Now last week I had a post-NELA supper with a couple of my fav (granted I have a lot of those) colleagues & one of them talked about an automated user-based collection development system that her consortium of academic libraries is starting up. I was so impressed. For the longest time, I've wondered why we don't just hand over the reins to the users when it comes to collection development (for the most part... granted, reference may require librarian / subject matter expertise as guidance). So I'm glad to hear that some libraries are finally doing this.

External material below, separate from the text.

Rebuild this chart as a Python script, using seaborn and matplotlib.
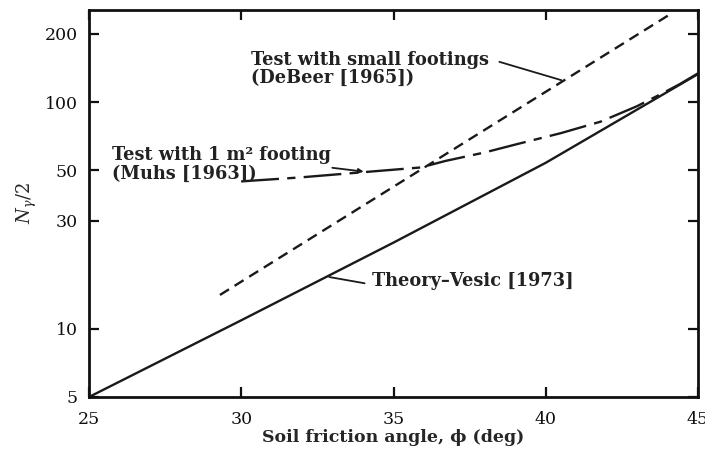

In a similar vein, don't forget that some of our leading edge public libraries now recognize that having staff members with "cataloging" expertise is no longer a requirement. With the many high-quality bib records out there, why do so many libraries seek out catalogers? There are institutions/organizations and contexts in which cataloging expertise is needed - but in many libraries, the highest and most pressing technical knowledge needs they have are related to computer and telecommunications technology. I know, I know - that scares librarians because it displaces a library-specific skillset with a more general skillset, but that's the reality today and the faster libraries get on-board with this reality, the less likely they are to disappear.

1 comment:

Civil Librarian said...

When I heard Stephen Abram cite the statistic about user-selected circ vs. staff-selected, I was pretty bowled over. I'm with you that there seems to be some opportunity for including user input more than we do. I'm not advocating for complete user selection but it's hard to argue with the statistics, by the same token.